TASK STATEMENT: Copy all the data exactly, except the pictures.
* BEGIN DATA SHOWN *
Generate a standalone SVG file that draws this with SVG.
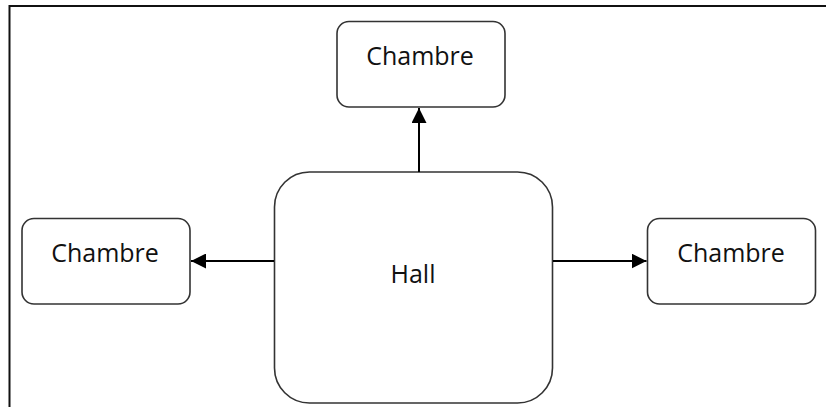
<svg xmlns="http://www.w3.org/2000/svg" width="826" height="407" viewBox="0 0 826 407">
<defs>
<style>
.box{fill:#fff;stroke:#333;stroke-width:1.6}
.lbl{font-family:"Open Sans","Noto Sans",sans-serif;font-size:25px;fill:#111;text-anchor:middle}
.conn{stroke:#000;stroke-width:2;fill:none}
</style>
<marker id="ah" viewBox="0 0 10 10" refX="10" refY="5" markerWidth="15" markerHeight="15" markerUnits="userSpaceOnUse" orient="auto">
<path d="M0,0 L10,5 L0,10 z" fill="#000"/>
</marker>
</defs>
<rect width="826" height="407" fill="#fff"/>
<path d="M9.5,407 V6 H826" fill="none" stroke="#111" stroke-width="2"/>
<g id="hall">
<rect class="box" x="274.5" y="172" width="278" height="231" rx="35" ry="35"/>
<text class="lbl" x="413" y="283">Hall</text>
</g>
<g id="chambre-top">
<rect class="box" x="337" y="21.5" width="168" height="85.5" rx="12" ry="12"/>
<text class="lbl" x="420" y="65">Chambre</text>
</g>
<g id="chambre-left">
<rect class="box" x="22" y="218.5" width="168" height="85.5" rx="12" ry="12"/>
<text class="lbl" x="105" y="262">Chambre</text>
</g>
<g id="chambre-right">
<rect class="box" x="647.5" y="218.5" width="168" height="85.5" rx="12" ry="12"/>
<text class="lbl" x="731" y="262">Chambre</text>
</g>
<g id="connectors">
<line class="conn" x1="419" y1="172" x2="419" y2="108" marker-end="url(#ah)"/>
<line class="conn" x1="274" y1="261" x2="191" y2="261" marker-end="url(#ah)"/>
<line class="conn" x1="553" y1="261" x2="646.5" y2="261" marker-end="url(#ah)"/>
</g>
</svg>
* END DATA SHOWN *
WRITTEN RESPONSE:
Generate a standalone SVG file that draws this with SVG.
<svg xmlns="http://www.w3.org/2000/svg" width="826" height="407" viewBox="0 0 826 407">
<defs>
<style>
.box{fill:#fff;stroke:#333;stroke-width:1.6}
.lbl{font-family:"Open Sans","Noto Sans",sans-serif;font-size:25px;fill:#111;text-anchor:middle}
.conn{stroke:#000;stroke-width:2;fill:none}
</style>
<marker id="ah" viewBox="0 0 10 10" refX="10" refY="5" markerWidth="15" markerHeight="15" markerUnits="userSpaceOnUse" orient="auto">
<path d="M0,0 L10,5 L0,10 z" fill="#000"/>
</marker>
</defs>
<rect width="826" height="407" fill="#fff"/>
<path d="M9.5,407 V6 H826" fill="none" stroke="#111" stroke-width="2"/>
<g id="hall">
<rect class="box" x="274.5" y="172" width="278" height="231" rx="35" ry="35"/>
<text class="lbl" x="413" y="283">Hall</text>
</g>
<g id="chambre-top">
<rect class="box" x="337" y="21.5" width="168" height="85.5" rx="12" ry="12"/>
<text class="lbl" x="420" y="65">Chambre</text>
</g>
<g id="chambre-left">
<rect class="box" x="22" y="218.5" width="168" height="85.5" rx="12" ry="12"/>
<text class="lbl" x="105" y="262">Chambre</text>
</g>
<g id="chambre-right">
<rect class="box" x="647.5" y="218.5" width="168" height="85.5" rx="12" ry="12"/>
<text class="lbl" x="731" y="262">Chambre</text>
</g>
<g id="connectors">
<line class="conn" x1="419" y1="172" x2="419" y2="108" marker-end="url(#ah)"/>
<line class="conn" x1="274" y1="261" x2="191" y2="261" marker-end="url(#ah)"/>
<line class="conn" x1="553" y1="261" x2="646.5" y2="261" marker-end="url(#ah)"/>
</g>
</svg>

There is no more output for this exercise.